I Will Believe You, Woman
Netflix's Unbelievable, Jayil Pak's Georgia, a woman's burden to carry proof
When I wrote that I would always believe a woman, until proven otherwise, when she tells me she was abused, a man called me stupid. When I explained how it's impossible for girls to carry proof of everyday abuse, he called it bullshit. When I detailed more experiences and stood by my fellow sisters, he called me sexist.
Jayil Pak’s Georgia
Around the same time, The New Yorker published a piece on Jayil Pak’s 2020 South Korean short film, Georgia. It surrounded the 2014 Miryang gang-rape case where at least 41 male high school students gang-raped several middle school and high school girls over the course of 11 months. The article said:
Pak, who observed the scandal from the U.S. …said that when he was writing his script he found himself struggling to make the story believable. “If you made a film exactly about it, it’s almost like one-dimensional storytelling,” he said, referring to the case. “I felt I had to tone it down. I didn’t think anyone would believe it.”
With a proven case of such massive proportions, the filmmaker still felt the story would be unbelievable for the world, that he had to tone it down.
In 2019’s Netflix miniseries, Unbelievable, which is again based on a true incident brought to light by the 2015 Pulitzer Prize-winning article, An Unbelievable Story of Rape, we see a young girl struggling with the police and the justice system to prove that her rape was real. Even with the bruises on her body and the visible trauma in her face, the adults only saw it as a ploy for attention and refused to believe her statements.

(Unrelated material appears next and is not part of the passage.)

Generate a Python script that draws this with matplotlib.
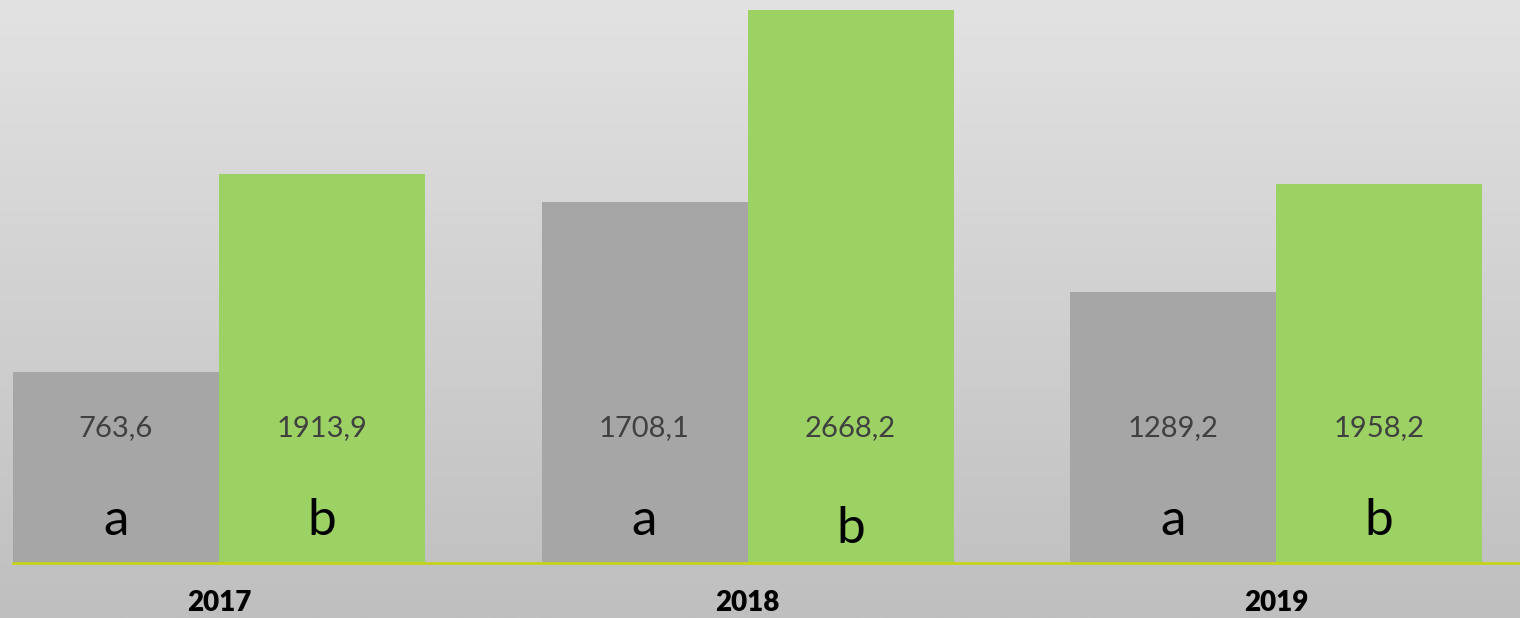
import numpy as np
import matplotlib
matplotlib.use('Agg')
import matplotlib.pyplot as plt

years = ['2017', '2018', '2019']
series = ['a', 'b']
# printed values (comma decimal as in the original)
labels_a = ['763,6', '1708,1', '1289,2']
labels_b = ['1913,9', '2668,2', '1958,2']
# bar heights as drawn in the picture (not strictly proportional to the labels)
heights_a = [921.6, 1741.8, 1307.6]
heights_b = [1877.0, 2668.2, 1828.7]

plt.rcParams['font.family'] = ['Lato', 'DejaVu Sans']

fig = plt.figure(figsize=(15.2, 6.18), dpi=100)

# gradient background
bg = fig.add_axes([0, 0, 1, 1])
grad = np.linspace(0, 1, 256).reshape(-1, 1)
cmap = matplotlib.colors.LinearSegmentedColormap.from_list('bg', ['#e2e2e2', '#bfbfbf'])
bg.imshow(grad, aspect='auto', cmap=cmap, extent=[0, 1, 0, 1], origin='upper')
bg.axis('off')

base_frac = 55 / 618
ax = fig.add_axes([0, base_frac, 1, 1 - base_frac])
ax.patch.set_alpha(0)
x = np.arange(len(years))
w = 206 / 528.5
ax.set_xlim(-219 / 528.5, (1520 - 219) / 528.5)
ax.set_ylim(0, heights_b[1] * 563 / 553)

ax.bar(x - w / 2, heights_a, w, color='#a6a6a6', linewidth=0)
ax.bar(x + w / 2, heights_b, w, color='#9cd263', linewidth=0)
ax.plot([x[0] - w, ax.get_xlim()[1]], [0, 0], color='#c5d31a', lw=2, clip_on=False)

ypx = heights_b[1] / 553  # data units per pixel
for i in range(len(years)):
    for off, lab, s in [(-w / 2, labels_a[i], series[0]), (w / 2, labels_b[i], series[1])]:
        ax.text(x[i] + off, 135 * ypx, lab, ha='center', va='center',
                fontsize=21, color='#404040')
        dy = 20 if (i == 1 and s == 'b') else 28
        ax.text(x[i] + off, dy * ypx, s, ha='center', va='baseline',
                fontsize=37, color='black')
    ax.text(x[i], -40 * ypx, years[i], ha='center', va='center',
            fontsize=20, fontweight='heavy', color='black', clip_on=False)

ax.axis('off')
fig.savefig('out.png', dpi=100)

Proof is a necessity in a system of justice. To convict a human for their crime, the victim must offer proof of that crime. But when crimes occur in minute incidents throughout one's lifetime, how much proof can one carry?
How would a newborn find words to speak of her babysitter's crime? How would a child record a man's gaze that lingers below her skirt? How would a teenager hold proof of a pervert groping her developing body? How does a woman prove what happens behind closed doors in love and in marriage? Or in open spaces with possessive partners? How do you show proof of an age-old incident that wakes you up at night? How do you show memories? How do you show trauma? How do you show the invisible scars left behind? How do you translate an infant's wail? How do you protect the children? How do you comfort the women they grow up to be?
When witnesses around you ignore these crimes as unavoidable rites of passage, what good would proof do? And when men walk away from their crimes as if they just hadn’t destroyed a woman’s life, what use does proof serve in a justice system?
Proof, often times, exists only in the victim’s memory. And in those cases where proof exists in tangible ways, the truth is seen as unbelievable. And in those cases, where the truth is believed after a tedious fight, the convict walks away with little to no punishment because of his privilege.
I will believe you, Woman
So let him call me what he will. I will believe you, woman, when you tell me you've been abused. I know what it's like walking on this earth as a girl. I won't ask you for proof. I won't ask you what you did. I will try my best to show you life is still worth living and maybe ease your suffering a little.
Proof may not exist in every instance. But disbelief will erase a victim's hope. False accusations may exist in thousands, but it doesn't amount to the millions of women facing abuse in the hands of millions of men. So I will believe you, woman, when you tell me you've been abused. Though you may not carry proof, I know the trauma still haunts you.
So, I will believe you, woman. I will believe you.